In einem Verfahren, in dem meinem Mandanten vorgeworfen wird, er habe seine Kinder vor Jahren missbraucht, hat die Staatsanwaltschaft Anklage erhoben und bereits in der Anklageschrift Ausführungen dazu gemacht, weshalb es der Einholung von Glaubhaftigkeitsgutachten in Bezug auf die Aussagen der Kinder, die zu den behaupteten Tatzeitpunkten noch nicht einmal 10 Jahre alt gewesen sein sollen, nicht bedürfe. Unter anderem wurde die fehlende Notwendigkeit damit erklärt, dass die Strafkammer, die den Fall zu entscheiden habe, seit vielen Jahren erfahren sei mit derartigen Prozessen und über die notwendige Sachkunde bei der Anwendung aussagepsychologischer Glaubwürdigkeitskriterien verfüge. Den beteiligten Schöffen könne die Kammer ihre eigene Sachkunde im Übrigen vermitteln.
So einfach soll das also sein. Die Richter werden schon wissen, wie sie die Aussagen von Kindern zu werten haben und da es für einen Angeklagten in so einem Fall auch nur um mehrjährige Freiheitsstrafen im Falle der Verurteilung geht, soll mal großmütig davon abgesehen werden, Experten zu befragen. Zum Vergleich: in keinem Sorge- und Umgangsrechtsverfahren beim Familiengericht wird ohne Anhörung des Jugendamtes entschieden und oft werden familienpsychologische Gutachten eingeholt. In diesen Verfahren geht es "nur" um elterliche Sorge und Umgang, niemandem droht ein Freiheitsentzug.

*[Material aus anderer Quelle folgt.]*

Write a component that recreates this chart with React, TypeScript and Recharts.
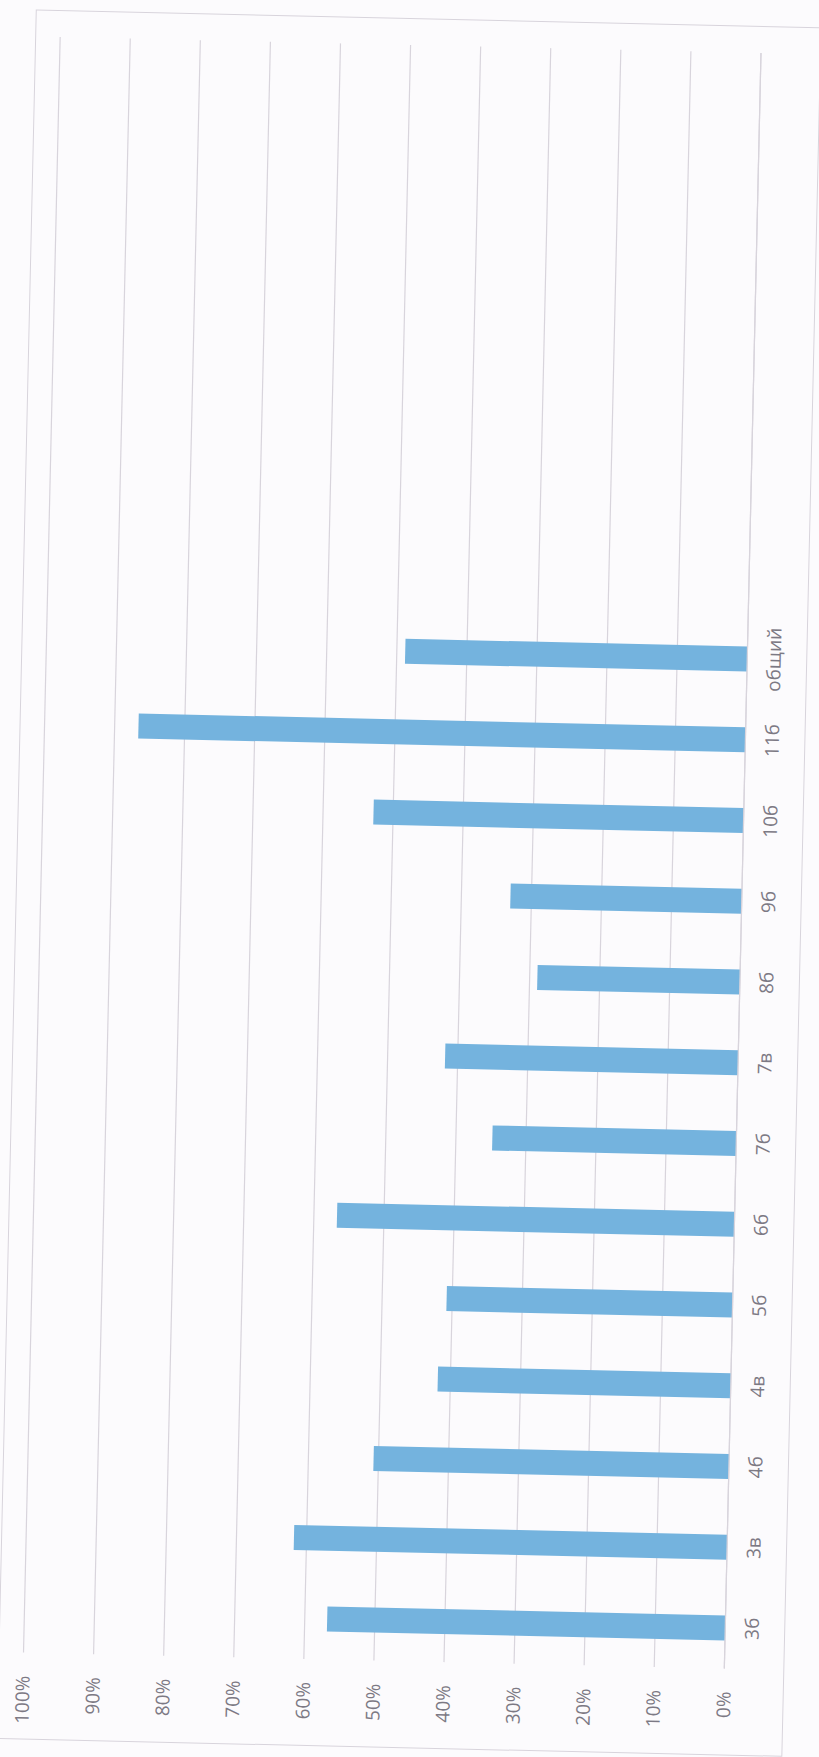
import React from "react";
import { BarChart, Bar, XAxis, YAxis, CartesianGrid } from "recharts";

// classes along the category axis
const categories = ["3б", "3в", "4б", "4в", "5б", "6б", "7б", "7в", "8б", "9б", "10б", "11б", "общий"];
// share per class, percent
const shares = [56.8, 61.8, 50.7, 41.8, 40.8, 56.7, 34.8, 41.8, 28.9, 33.0, 52.8, 86.6, 48.8];
const percentTicks = [0, 10, 20, 30, 40, 50, 60, 70, 80, 90, 100];

const data = categories.map((name, i) => ({ name, share: shares[i] }));

const GRID = "#d8d4dc";
const TEXT = "#7c7984";
const BAR = "#74b3de";
const FONT = "'Open Sans', 'Liberation Sans', sans-serif";

// the chart is drawn upright, then turned a quarter turn counter-clockwise
// (as it sits on the scanned page), plus the slight skew of the scan
const W = 1730;
const H = 786;

export default function App() {
  return (
    <div
      style={{
        position: "absolute",
        left: 0,
        top: 0,
        width: 819,
        height: 1757,
        overflow: "hidden",
        background: "#fcfbfd",
      }}
    >
      <div
        style={{
          position: "absolute",
          inset: 0,
          transform: "rotate(1.3deg)",
          transformOrigin: "400px 1150px",
        }}
      >
        <div
          style={{
            position: "absolute",
            left: 10,
            top: 1748,
            width: W,
            height: H,
            transform: "rotate(-90deg)",
            transformOrigin: "0 0",
          }}
        >
          <div
            style={{
              position: "absolute",
              left: 0,
              top: 0,
              width: W,
              height: H,
              boxSizing: "border-box",
              border: `1px solid ${GRID}`,
            }}
          />
          <BarChart
            width={W}
            height={H}
            data={data}
            margin={{ top: 25, right: 27, bottom: 0, left: 0 }}
            barSize={25}
          >
            <CartesianGrid vertical={false} stroke={GRID} strokeWidth={1.2} />
            <XAxis
              dataKey="name"
              height={60}
              interval={0}
              padding={{ left: 0, right: 566 }}
              tickLine={false}
              tickSize={0}
              tickMargin={20}
              axisLine={{ stroke: GRID, strokeWidth: 1.2 }}
              tick={{ fill: TEXT, fontSize: 19, fontFamily: FONT }}
            />
            <YAxis
              width={87}
              domain={[0, 100]}
              ticks={percentTicks}
              tickFormatter={(v) => `${v}%`}
              tickLine={false}
              axisLine={false}
              tickSize={0}
              tickMargin={23}
              tick={{ fill: TEXT, fontSize: 19, fontFamily: FONT }}
            />
            <Bar dataKey="share" fill={BAR} isAnimationActive={false} />
          </BarChart>
        </div>
      </div>
    </div>
  );
}
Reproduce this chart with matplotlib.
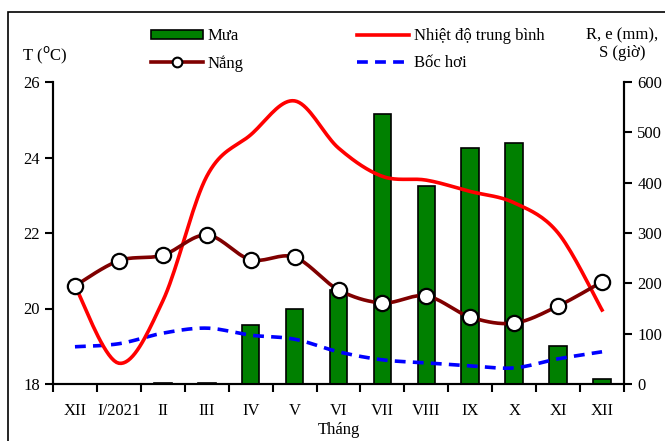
import numpy as np
import matplotlib
matplotlib.use("Agg")
import matplotlib.pyplot as plt
from matplotlib.lines import Line2D
from matplotlib.patches import Patch, Rectangle

plt.rcParams['font.family'] = ['Liberation Serif', 'DejaVu Serif']

# data
months = ['XII', 'I/2021', 'II', 'III', 'IV', 'V', 'VI', 'VII', 'VIII', 'IX', 'X', 'XI', 'XII']
rain = [0, 0, 2, 2, 117, 149, 187, 537, 394, 469, 479, 76, 10]          # Mưa (mm)
sunshine = [195, 245, 256, 296, 247, 252, 187, 161, 175, 133, 121, 155, 203]  # Nắng (giờ)
evap = [74, 80, 101, 111, 97, 89, 64, 48, 42, 36, 32, 50, 64]          # Bốc hơi (mm)
temp = [20.6, 18.55, 20.2, 23.5, 24.6, 25.5, 24.25, 23.5, 23.4, 23.1, 22.8, 22.0, 19.96]  # T (oC)


def smooth(x, y, n=20):
    # Excel-style smoothed line: Catmull-Rom bezier between the points
    x = np.asarray(x, float)
    y = np.asarray(y, float)
    px = np.concatenate([[x[0]], x, [x[-1]]])
    py = np.concatenate([[y[0]], y, [y[-1]]])
    xs, ys = [], []
    t = np.linspace(0, 1, n)
    for i in range(1, len(px) - 2):
        p0 = np.array([px[i], py[i]])
        p3 = np.array([px[i + 1], py[i + 1]])
        c1 = p0 + (np.array([px[i + 1], py[i + 1]]) - np.array([px[i - 1], py[i - 1]])) / 6
        c2 = p3 - (np.array([px[i + 2], py[i + 2]]) - p0) / 6
        b = ((1 - t) ** 3)[:, None] * p0 + (3 * (1 - t) ** 2 * t)[:, None] * c1 \
            + (3 * (1 - t) * t ** 2)[:, None] * c2 + (t ** 3)[:, None] * p3
        xs.extend(b[:, 0])
        ys.extend(b[:, 1])
    return np.array(xs), np.array(ys)


fig = plt.figure(figsize=(6.65, 4.41), dpi=100)
fig.patches.append(Rectangle((8 / 665, -0.1), 1.2, 1 - 12 / 441 + 0.1, transform=fig.transFigure,
                             fill=False, edgecolor='black', lw=1.2))

ax = fig.add_axes([53 / 665, 57 / 441, 571 / 665, 302 / 441])
ax2 = ax.twinx()
x = np.arange(len(months))

# right axis: rain bars, sunshine, evaporation
ax2.bar(x, rain, width=0.4, color='#008000', edgecolor='black', lw=1.2, zorder=2)
ex, ey = smooth(x, evap)
ax2.plot(ex, ey, color='#0000FF', lw=2.6, dashes=(3, 2), zorder=3)
sx, sy = smooth(x, sunshine)
ax2.plot(sx, sy, color='#800000', lw=2.6, zorder=5)
ax2.plot(x, sunshine, 'o', ms=11, mfc='white', mec='black', mew=1.6, zorder=6)

# temperature on left axis, drawn in ax2 coords via conversion
tx, ty = smooth(x, temp)
ax2.plot(tx, (ty - 18) / 8 * 600, color='#FF0000', lw=2.6, zorder=4)

ax.set_ylim(18, 26)
ax.set_yticks([18, 20, 22, 24, 26])
ax2.set_ylim(0, 600)
ax2.set_yticks(range(0, 601, 100))
ax.set_xlim(-0.5, len(months) - 0.5)
ax.set_xticks(np.arange(-0.5, len(months), 1.0))
ax.set_xticklabels([])
ax.set_xticks(x, minor=True)
ax.set_xticklabels(months, minor=True)
ax.tick_params(axis='x', which='minor', length=0, labelsize=12, pad=14)
ax.tick_params(axis='x', which='major', length=6, width=1.5, direction='out')
ax.tick_params(axis='y', labelsize=12, length=6, width=1.5, direction='out')
ax2.tick_params(axis='y', labelsize=12, length=6, width=1.5, direction='out')
for a in (ax, ax2):
    a.spines['top'].set_visible(False)
    for s in ('left', 'right', 'bottom'):
        a.spines[s].set_linewidth(1.5)
ax.set_xlabel('Tháng', fontsize=12, labelpad=2)

fig.text(45 / 665, 1 - 55 / 441, 'T ($^{\\rm o}$C)', ha='center', va='center', fontsize=12)
fig.text(622 / 665, 1 - 44 / 441, 'R, e (mm),\nS (giờ)', ha='center', va='center', fontsize=12,
         linespacing=1.1)

handles = [Patch(facecolor='#008000', edgecolor='black', lw=1.2),
           Line2D([], [], color='#800000', lw=2.6, marker='o', ms=7, mfc='white', mec='black', mew=1.5),
           Line2D([], [], color='#FF0000', lw=2.6),
           Line2D([], [], color='#0000FF', lw=2.6, dashes=(3, 2))]
labels = ['Mưa', 'Nắng', 'Nhiệt độ trung bình', 'Bốc hơi']
fig.legend(handles, labels, ncol=2, loc='center left', bbox_to_anchor=(151 / 665, 1 - 50 / 441),
           frameon=False, fontsize=12, handlelength=3.1, handleheight=0.5, handletextpad=0.3,
           columnspacing=6.8, labelspacing=0.65, borderpad=0, borderaxespad=0)

fig.savefig('out.png', dpi=100)
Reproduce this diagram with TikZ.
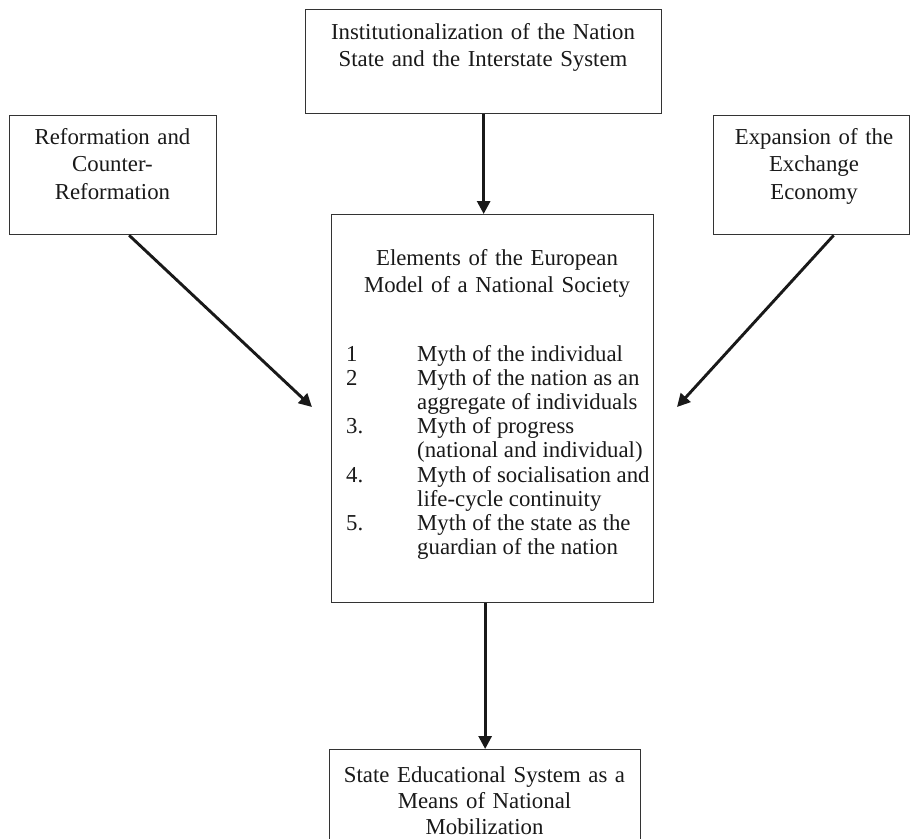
\documentclass[tikz,border=0pt]{standalone}
\usepackage{fontspec}
\setmainfont{Liberation Serif}
\usetikzlibrary{arrows.meta}

\begin{document}
\begin{tikzpicture}[x=1pt, y=-1pt, >={Triangle[length=13pt, width=13pt]}]
  \tikzset{
    frame/.style={draw=black!80, line width=1.3pt, inner sep=0pt, anchor=north west},
    caption/.style={anchor=base, inner sep=0pt, align=center, text=black!90,
      font=\fontsize{22.8}{27.5}\selectfont},
    link/.style={->, line width=2.9pt, black!90},
  }
  \clip (0,0) rectangle (912,838);
  % ---------- the five frames ----------
  \node[frame, minimum width=356pt, minimum height=104pt] (inst) at (305,9) {};
  \node[frame, minimum width=207pt, minimum height=119pt] (reform) at (9,115) {};
  \node[frame, minimum width=196pt, minimum height=119pt] (econ) at (713,115) {};
  \node[frame, minimum width=322pt, minimum height=388pt] (elements) at (331,214) {};
  \node[frame, minimum width=311pt, minimum height=130pt] (state) at (329,749) {};
  % ---------- their texts ----------
  \node[caption, text width=340pt] (insttext) at (483,39)
    {Institutionalization of the Nation\\State and the Interstate System};
  \node[caption, text width=200pt] (reformtext) at (112.5,144)
    {Reformation and\\Counter-\\Reformation};
  \node[caption, text width=190pt] (econtext) at (814,144)
    {Expansion of the\\Exchange\\Economy};
  \node[caption, text width=310pt] (elemtitle) at (497,265)
    {Elements of the European\\Model of a National Society};
  \node[caption, anchor=base west, align=left, font=\fontsize{22.8}{24.2}\selectfont] (mythlist) at (346,361)
    {\begin{tabular}[t]{@{}p{71pt}@{}l@{}}
      1  & Myth of the individual\\
      2  & Myth of the nation as an\\
         & aggregate of individuals\\
      3. & Myth of progress\\
         & (national and individual)\\
      4. & Myth of socialisation and\\
         & life-cycle continuity\\
      5. & Myth of the state as the\\
         & guardian of the nation
    \end{tabular}};
  \node[caption, text width=300pt, font=\fontsize{22.8}{26}\selectfont] (statetext) at (484.5,782)
    {State Educational System as a\\Means of National\\Mobilization};
  % ---------- connectors ----------
  \coordinate (reformtip) at (312,407);
  \coordinate (econtip) at (677,407);
  \draw[link] (inst.south) -- (inst.south |- elements.north);
  \draw[link] ([xshift=16pt]reform.south) -- (reformtip);
  \draw[link] ([xshift=22pt]econ.south) -- (econtip);
  \draw[link] (state.north |- elements.south) -- (state.north);
\end{tikzpicture}
\end{document}
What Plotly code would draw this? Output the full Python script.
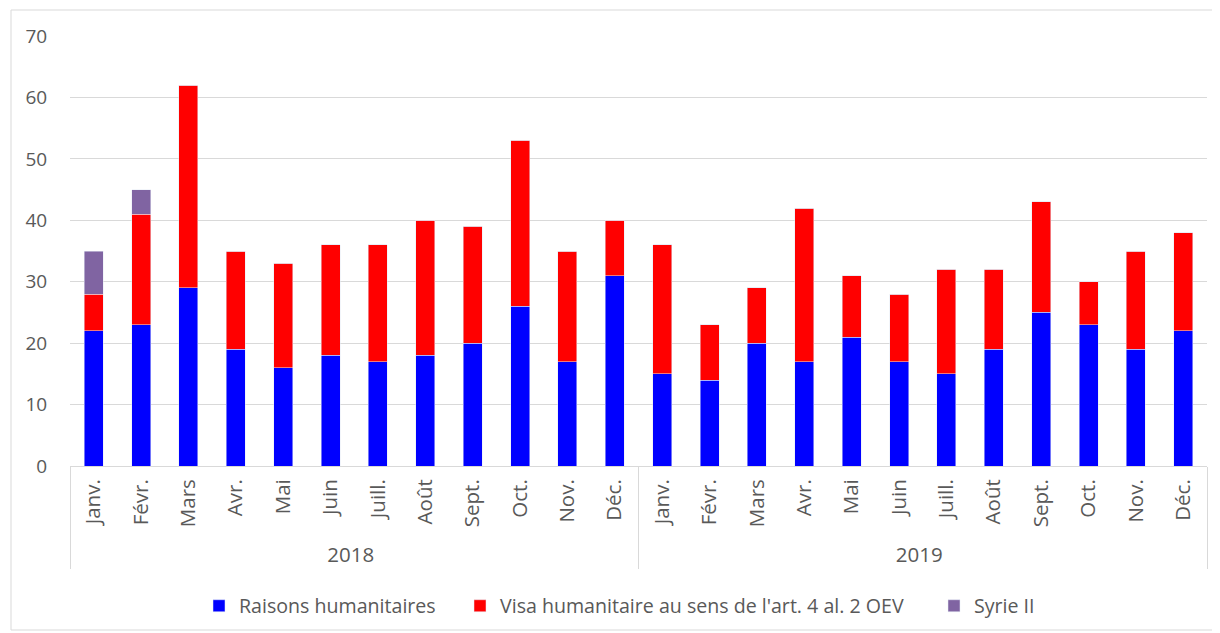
import plotly.graph_objects as go

months = ["Janv.", "Févr.", "Mars", "Avr.", "Mai", "Juin", "Juill.", "Août", "Sept.", "Oct.", "Nov.", "Déc."]
years = ["2018", "2019"]
raisons_2018 = [22, 23, 29, 19, 16, 18, 17, 18, 20, 26, 17, 31]
raisons_2019 = [15, 14, 20, 17, 21, 17, 15, 19, 25, 23, 19, 22]
visa_2018 = [6, 18, 33, 16, 17, 18, 19, 22, 19, 27, 18, 9]
visa_2019 = [21, 9, 9, 25, 10, 11, 17, 13, 18, 7, 16, 16]
syrie_2018 = [7, 4, 0, 0, 0, 0, 0, 0, 0, 0, 0, 0]
syrie_2019 = [0, 0, 0, 0, 0, 0, 0, 0, 0, 0, 0, 0]

x = [[y for y in years for _ in months], months * 2]

fig = go.Figure()
fig.add_bar(x=x, y=raisons_2018 + raisons_2019, name="Raisons humanitaires",
            marker_color="#0000FF", legend="legend")
fig.add_bar(x=x, y=visa_2018 + visa_2019, name="Visa humanitaire au sens de l'art. 4 al. 2 OEV",
            marker_color="#FF0000", legend="legend2")
fig.add_bar(x=x, y=syrie_2018 + syrie_2019, name="Syrie II",
            marker_color="#8064A2", legend="legend3")

font = dict(family="Open Sans", size=19, color="#595959")
xfont = dict(family="Open Sans", size=20.5, color="#595959")
lfont = dict(family="Open Sans", size=19.6, color="#595959")

def leg(text_x):
    # text_x: page x where the legend text should begin (plot area starts at page x 70, 1137 px wide)
    return dict(orientation="h", x=(text_x - 40 - 70) / 1137, xanchor="left",
                y=(466 - 606) / 430, yanchor="middle", font=lfont,
                bgcolor="rgba(0,0,0,0)", borderwidth=0)

# page has an 8px body margin: figure is offset by 8px
fig.update_layout(
    barmode="stack",
    bargap=0.6,
    width=1212, height=625,
    margin=dict(l=62, r=13, t=28, b=167, autoexpand=False),
    plot_bgcolor="white", paper_bgcolor="white",
    font=font,
    showlegend=True,
    legend=leg(239),
    legend2=leg(500),
    legend3=leg(974),
    yaxis=dict(range=[0, 70], dtick=10, showgrid=True, gridcolor="#d9d9d9", gridwidth=1,
               zeroline=False, showline=False, ticks="outside", ticklen=18, tickcolor="rgba(0,0,0,0)",
               tickfont=font),
    xaxis=dict(type="multicategory", showline=True, linecolor="#d9d9d9", linewidth=1,
               showdividers=True, dividercolor="#d9d9d9", dividerwidth=1,
               tickangle=-90, tickfont=xfont, ticklabelstandoff=4),
)
fig.add_shape(type="rect", xref="paper", yref="paper",
              x0=(11 - 70) / 1137, x1=(1215 - 70) / 1137,
              y0=(466 - 630) / 430, y1=(466 - 10) / 430,
              line=dict(color="#d9d9d9", width=1), fillcolor="rgba(0,0,0,0)", layer="below")
fig.write_html("out.html")
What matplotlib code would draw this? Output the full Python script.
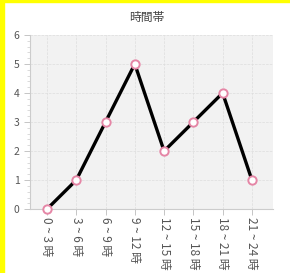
import matplotlib.pyplot as plt
from matplotlib.patches import Rectangle
from matplotlib.ticker import MultipleLocator

plt.rcParams['font.family'] = ['Noto Sans CJK JP', 'DejaVu Sans']

# data
categories = ["0 ~ 3 時", "3 ~ 6 時", "6 ~ 9 時", "9 ~ 12 時",
              "12 ~ 15 時", "15 ~ 18 時", "18 ~ 21 時", "21 ~ 24 時"]
counts = [0, 1, 3, 5, 2, 3, 4, 1]
title = "時間帯"

fig = plt.figure(figsize=(2.9, 2.73), dpi=100)
ax = fig.add_axes([0.1034, 0.234, 0.838, 0.638])

x = range(len(categories))
ax.plot(x, counts, color='black', lw=2.4, marker='o', ms=6,
        mfc='white', mec='#e586a6', mew=1.4, zorder=3, clip_on=False)

ax.set_facecolor('#f2f2f2')
ax.set_xlim(-0.58, 7.72)
ax.set_ylim(0, 6)
ax.set_xticks(list(x))
ax.set_xticklabels(categories, rotation=270, fontsize=8.5, color='#555555')
ax.yaxis.set_major_locator(MultipleLocator(1))
ax.yaxis.set_minor_locator(MultipleLocator(0.2))
ax.tick_params(axis='y', labelsize=7.5, colors='#555555', length=4, width=0.6, color='#bbbbbb')
ax.tick_params(axis='y', which='minor', length=2.5, width=0.5, color='#cccccc')
ax.tick_params(axis='x', length=4, width=0.6, color='#bbbbbb', pad=2)
ax.grid(True, ls='--', lw=0.5, color='#dddddd')
for s in ['top', 'right']:
    ax.spines[s].set_visible(False)
for s in ['left', 'bottom']:
    ax.spines[s].set_color('#cccccc')
    ax.spines[s].set_linewidth(0.8)

fig.text(0.507, 0.935, title, ha='center', va='center', fontsize=8.5, color='#444444')

# yellow frame (left / top)
fig.patches.append(Rectangle((0, 0), 4 / 290, 1, transform=fig.transFigure, color='#ffff00', zorder=10))
fig.patches.append(Rectangle((0, 1 - 2 / 273), 1, 2 / 273, transform=fig.transFigure, color='#ffff00', zorder=10))

fig.savefig('out.png', dpi=100)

In meinem Antrag auf Einholung aussagepsychologischer Gutachten habe ich mich darauf beschränkt, kurz darzulegen, weshalb es sich auch bei einer erfahrenen Strafkammer gebietet, bei der Beurteilung der Glaubwürdigkeit kindlicher Zeugen Expertenrat einzuholen.
Nur wenige Tage später ging mir der kurze Beschluss der Strafkammer zu. Die Richter haben die Einholung von Glaubhaftigkeitsgutachten angeordnet.